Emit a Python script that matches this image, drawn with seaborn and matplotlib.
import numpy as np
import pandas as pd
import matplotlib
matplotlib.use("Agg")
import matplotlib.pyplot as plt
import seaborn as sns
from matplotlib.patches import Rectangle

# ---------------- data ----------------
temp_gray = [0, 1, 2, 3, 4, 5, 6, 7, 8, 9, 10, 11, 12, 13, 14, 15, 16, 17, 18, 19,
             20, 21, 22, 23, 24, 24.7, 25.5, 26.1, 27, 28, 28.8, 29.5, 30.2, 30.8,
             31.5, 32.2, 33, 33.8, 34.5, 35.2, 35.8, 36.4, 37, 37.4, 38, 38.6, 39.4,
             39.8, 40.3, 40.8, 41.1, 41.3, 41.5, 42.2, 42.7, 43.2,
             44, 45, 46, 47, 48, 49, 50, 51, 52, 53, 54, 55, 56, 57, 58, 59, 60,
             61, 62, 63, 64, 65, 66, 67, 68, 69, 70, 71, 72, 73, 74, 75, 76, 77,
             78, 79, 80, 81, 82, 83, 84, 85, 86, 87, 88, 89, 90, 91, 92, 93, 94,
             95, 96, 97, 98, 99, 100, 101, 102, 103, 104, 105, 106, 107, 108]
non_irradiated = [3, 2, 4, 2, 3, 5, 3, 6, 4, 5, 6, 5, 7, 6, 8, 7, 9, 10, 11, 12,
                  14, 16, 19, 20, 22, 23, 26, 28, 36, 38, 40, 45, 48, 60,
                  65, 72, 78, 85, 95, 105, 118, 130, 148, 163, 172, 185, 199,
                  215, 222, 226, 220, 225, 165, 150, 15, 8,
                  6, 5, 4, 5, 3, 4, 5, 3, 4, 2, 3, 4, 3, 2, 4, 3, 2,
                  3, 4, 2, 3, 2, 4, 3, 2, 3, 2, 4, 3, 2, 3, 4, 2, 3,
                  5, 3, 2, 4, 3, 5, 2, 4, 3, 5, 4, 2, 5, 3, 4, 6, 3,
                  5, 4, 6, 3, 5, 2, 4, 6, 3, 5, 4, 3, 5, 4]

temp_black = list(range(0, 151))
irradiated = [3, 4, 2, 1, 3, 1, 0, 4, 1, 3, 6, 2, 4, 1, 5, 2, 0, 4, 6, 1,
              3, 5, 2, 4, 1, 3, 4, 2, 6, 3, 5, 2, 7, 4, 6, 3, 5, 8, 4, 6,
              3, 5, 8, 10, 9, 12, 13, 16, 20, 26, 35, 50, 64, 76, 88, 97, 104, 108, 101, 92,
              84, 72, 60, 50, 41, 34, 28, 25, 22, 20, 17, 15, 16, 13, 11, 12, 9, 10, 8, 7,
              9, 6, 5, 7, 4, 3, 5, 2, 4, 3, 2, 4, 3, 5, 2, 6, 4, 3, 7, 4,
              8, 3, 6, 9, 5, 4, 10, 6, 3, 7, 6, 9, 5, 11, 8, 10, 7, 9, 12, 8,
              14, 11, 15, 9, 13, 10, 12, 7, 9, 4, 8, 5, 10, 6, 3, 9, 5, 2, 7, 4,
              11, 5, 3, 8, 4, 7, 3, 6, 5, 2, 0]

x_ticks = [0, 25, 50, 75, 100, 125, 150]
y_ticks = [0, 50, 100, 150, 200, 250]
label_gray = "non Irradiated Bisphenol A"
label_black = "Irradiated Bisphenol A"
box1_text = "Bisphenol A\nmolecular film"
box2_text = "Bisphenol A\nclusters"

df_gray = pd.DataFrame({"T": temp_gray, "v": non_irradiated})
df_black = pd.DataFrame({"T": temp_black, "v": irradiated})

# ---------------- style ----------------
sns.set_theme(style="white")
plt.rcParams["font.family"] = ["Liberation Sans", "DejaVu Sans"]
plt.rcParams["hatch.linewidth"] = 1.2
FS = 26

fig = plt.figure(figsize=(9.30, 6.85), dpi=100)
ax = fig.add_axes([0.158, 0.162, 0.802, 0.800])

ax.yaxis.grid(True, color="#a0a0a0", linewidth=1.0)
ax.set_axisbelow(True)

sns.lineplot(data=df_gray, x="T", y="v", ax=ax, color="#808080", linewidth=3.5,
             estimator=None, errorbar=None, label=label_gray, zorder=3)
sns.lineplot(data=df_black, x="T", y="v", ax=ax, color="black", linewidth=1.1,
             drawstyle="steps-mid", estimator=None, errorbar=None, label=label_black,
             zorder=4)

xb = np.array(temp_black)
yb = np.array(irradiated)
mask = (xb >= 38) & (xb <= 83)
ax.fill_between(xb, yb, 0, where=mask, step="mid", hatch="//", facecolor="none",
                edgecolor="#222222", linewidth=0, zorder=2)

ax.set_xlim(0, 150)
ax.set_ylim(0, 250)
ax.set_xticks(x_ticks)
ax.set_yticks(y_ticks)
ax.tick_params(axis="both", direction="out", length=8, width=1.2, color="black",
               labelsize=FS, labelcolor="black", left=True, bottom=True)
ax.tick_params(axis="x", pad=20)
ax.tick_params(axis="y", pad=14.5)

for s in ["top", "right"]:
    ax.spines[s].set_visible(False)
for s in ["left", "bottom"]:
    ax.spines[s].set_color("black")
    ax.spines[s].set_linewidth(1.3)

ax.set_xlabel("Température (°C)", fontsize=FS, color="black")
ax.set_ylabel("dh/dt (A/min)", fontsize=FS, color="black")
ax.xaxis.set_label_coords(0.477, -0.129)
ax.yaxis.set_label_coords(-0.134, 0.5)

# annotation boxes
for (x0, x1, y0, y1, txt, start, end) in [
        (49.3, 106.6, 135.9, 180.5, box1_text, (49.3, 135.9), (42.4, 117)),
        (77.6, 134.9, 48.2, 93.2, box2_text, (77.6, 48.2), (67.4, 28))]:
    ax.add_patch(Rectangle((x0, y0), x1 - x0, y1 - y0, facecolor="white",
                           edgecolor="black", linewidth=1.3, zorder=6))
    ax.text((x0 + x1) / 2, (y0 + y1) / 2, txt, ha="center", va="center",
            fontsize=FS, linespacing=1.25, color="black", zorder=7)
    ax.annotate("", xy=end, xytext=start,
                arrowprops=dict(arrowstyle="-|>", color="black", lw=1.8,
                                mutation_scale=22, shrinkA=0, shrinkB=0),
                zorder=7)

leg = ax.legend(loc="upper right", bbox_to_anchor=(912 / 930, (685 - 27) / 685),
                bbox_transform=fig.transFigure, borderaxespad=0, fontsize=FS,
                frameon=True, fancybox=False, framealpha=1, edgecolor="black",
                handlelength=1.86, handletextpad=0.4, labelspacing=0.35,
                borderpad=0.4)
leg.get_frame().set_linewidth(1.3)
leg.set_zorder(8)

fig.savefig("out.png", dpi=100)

# # # # # # #

SET EXERCISE =>
Nothing should be left out: repeat all of the data exactly.

COMPLETED TASK =>
Emit a Python script that matches this image, drawn with seaborn and matplotlib.
import numpy as np
import pandas as pd
import matplotlib
matplotlib.use("Agg")
import matplotlib.pyplot as plt
import seaborn as sns
from matplotlib.patches import Rectangle

# ---------------- data ----------------
temp_gray = [0, 1, 2, 3, 4, 5, 6, 7, 8, 9, 10, 11, 12, 13, 14, 15, 16, 17, 18, 19,
             20, 21, 22, 23, 24, 24.7, 25.5, 26.1, 27, 28, 28.8, 29.5, 30.2, 30.8,
             31.5, 32.2, 33, 33.8, 34.5, 35.2, 35.8, 36.4, 37, 37.4, 38, 38.6, 39.4,
             39.8, 40.3, 40.8, 41.1, 41.3, 41.5, 42.2, 42.7, 43.2,
             44, 45, 46, 47, 48, 49, 50, 51, 52, 53, 54, 55, 56, 57, 58, 59, 60,
             61, 62, 63, 64, 65, 66, 67, 68, 69, 70, 71, 72, 73, 74, 75, 76, 77,
             78, 79, 80, 81, 82, 83, 84, 85, 86, 87, 88, 89, 90, 91, 92, 93, 94,
             95, 96, 97, 98, 99, 100, 101, 102, 103, 104, 105, 106, 107, 108]
non_irradiated = [3, 2, 4, 2, 3, 5, 3, 6, 4, 5, 6, 5, 7, 6, 8, 7, 9, 10, 11, 12,
                  14, 16, 19, 20, 22, 23, 26, 28, 36, 38, 40, 45, 48, 60,
                  65, 72, 78, 85, 95, 105, 118, 130, 148, 163, 172, 185, 199,
                  215, 222, 226, 220, 225, 165, 150, 15, 8,
                  6, 5, 4, 5, 3, 4, 5, 3, 4, 2, 3, 4, 3, 2, 4, 3, 2,
                  3, 4, 2, 3, 2, 4, 3, 2, 3, 2, 4, 3, 2, 3, 4, 2, 3,
                  5, 3, 2, 4, 3, 5, 2, 4, 3, 5, 4, 2, 5, 3, 4, 6, 3,
                  5, 4, 6, 3, 5, 2, 4, 6, 3, 5, 4, 3, 5, 4]

temp_black = list(range(0, 151))
irradiated = [3, 4, 2, 1, 3, 1, 0, 4, 1, 3, 6, 2, 4, 1, 5, 2, 0, 4, 6, 1,
              3, 5, 2, 4, 1, 3, 4, 2, 6, 3, 5, 2, 7, 4, 6, 3, 5, 8, 4, 6,
              3, 5, 8, 10, 9, 12, 13, 16, 20, 26, 35, 50, 64, 76, 88, 97, 104, 108, 101, 92,
              84, 72, 60, 50, 41, 34, 28, 25, 22, 20, 17, 15, 16, 13, 11, 12, 9, 10, 8, 7,
              9, 6, 5, 7, 4, 3, 5, 2, 4, 3, 2, 4, 3, 5, 2, 6, 4, 3, 7, 4,
              8, 3, 6, 9, 5, 4, 10, 6, 3, 7, 6, 9, 5, 11, 8, 10, 7, 9, 12, 8,
              14, 11, 15, 9, 13, 10, 12, 7, 9, 4, 8, 5, 10, 6, 3, 9, 5, 2, 7, 4,
              11, 5, 3, 8, 4, 7, 3, 6, 5, 2, 0]

x_ticks = [0, 25, 50, 75, 100, 125, 150]
y_ticks = [0, 50, 100, 150, 200, 250]
label_gray = "non Irradiated Bisphenol A"
label_black = "Irradiated Bisphenol A"
box1_text = "Bisphenol A\nmolecular film"
box2_text = "Bisphenol A\nclusters"

df_gray = pd.DataFrame({"T": temp_gray, "v": non_irradiated})
df_black = pd.DataFrame({"T": temp_black, "v": irradiated})

# ---------------- style ----------------
sns.set_theme(style="white")
plt.rcParams["font.family"] = ["Liberation Sans", "DejaVu Sans"]
plt.rcParams["hatch.linewidth"] = 1.2
FS = 26

fig = plt.figure(figsize=(9.30, 6.85), dpi=100)
ax = fig.add_axes([0.158, 0.162, 0.802, 0.800])

ax.yaxis.grid(True, color="#a0a0a0", linewidth=1.0)
ax.set_axisbelow(True)

sns.lineplot(data=df_gray, x="T", y="v", ax=ax, color="#808080", linewidth=3.5,
             estimator=None, errorbar=None, label=label_gray, zorder=3)
sns.lineplot(data=df_black, x="T", y="v", ax=ax, color="black", linewidth=1.1,
             drawstyle="steps-mid", estimator=None, errorbar=None, label=label_black,
             zorder=4)

xb = np.array(temp_black)
yb = np.array(irradiated)
mask = (xb >= 38) & (xb <= 83)
ax.fill_between(xb, yb, 0, where=mask, step="mid", hatch="//", facecolor="none",
                edgecolor="#222222", linewidth=0, zorder=2)

ax.set_xlim(0, 150)
ax.set_ylim(0, 250)
ax.set_xticks(x_ticks)
ax.set_yticks(y_ticks)
ax.tick_params(axis="both", direction="out", length=8, width=1.2, color="black",
               labelsize=FS, labelcolor="black", left=True, bottom=True)
ax.tick_params(axis="x", pad=20)
ax.tick_params(axis="y", pad=14.5)

for s in ["top", "right"]:
    ax.spines[s].set_visible(False)
for s in ["left", "bottom"]:
    ax.spines[s].set_color("black")
    ax.spines[s].set_linewidth(1.3)

ax.set_xlabel("Température (°C)", fontsize=FS, color="black")
ax.set_ylabel("dh/dt (A/min)", fontsize=FS, color="black")
ax.xaxis.set_label_coords(0.477, -0.129)
ax.yaxis.set_label_coords(-0.134, 0.5)

# annotation boxes
for (x0, x1, y0, y1, txt, start, end) in [
        (49.3, 106.6, 135.9, 180.5, box1_text, (49.3, 135.9), (42.4, 117)),
        (77.6, 134.9, 48.2, 93.2, box2_text, (77.6, 48.2), (67.4, 28))]:
    ax.add_patch(Rectangle((x0, y0), x1 - x0, y1 - y0, facecolor="white",
                           edgecolor="black", linewidth=1.3, zorder=6))
    ax.text((x0 + x1) / 2, (y0 + y1) / 2, txt, ha="center", va="center",
            fontsize=FS, linespacing=1.25, color="black", zorder=7)
    ax.annotate("", xy=end, xytext=start,
                arrowprops=dict(arrowstyle="-|>", color="black", lw=1.8,
                                mutation_scale=22, shrinkA=0, shrinkB=0),
                zorder=7)

leg = ax.legend(loc="upper right", bbox_to_anchor=(912 / 930, (685 - 27) / 685),
                bbox_transform=fig.transFigure, borderaxespad=0, fontsize=FS,
                frameon=True, fancybox=False, framealpha=1, edgecolor="black",
                handlelength=1.86, handletextpad=0.4, labelspacing=0.35,
                borderpad=0.4)
leg.get_frame().set_linewidth(1.3)
leg.set_zorder(8)

fig.savefig("out.png", dpi=100)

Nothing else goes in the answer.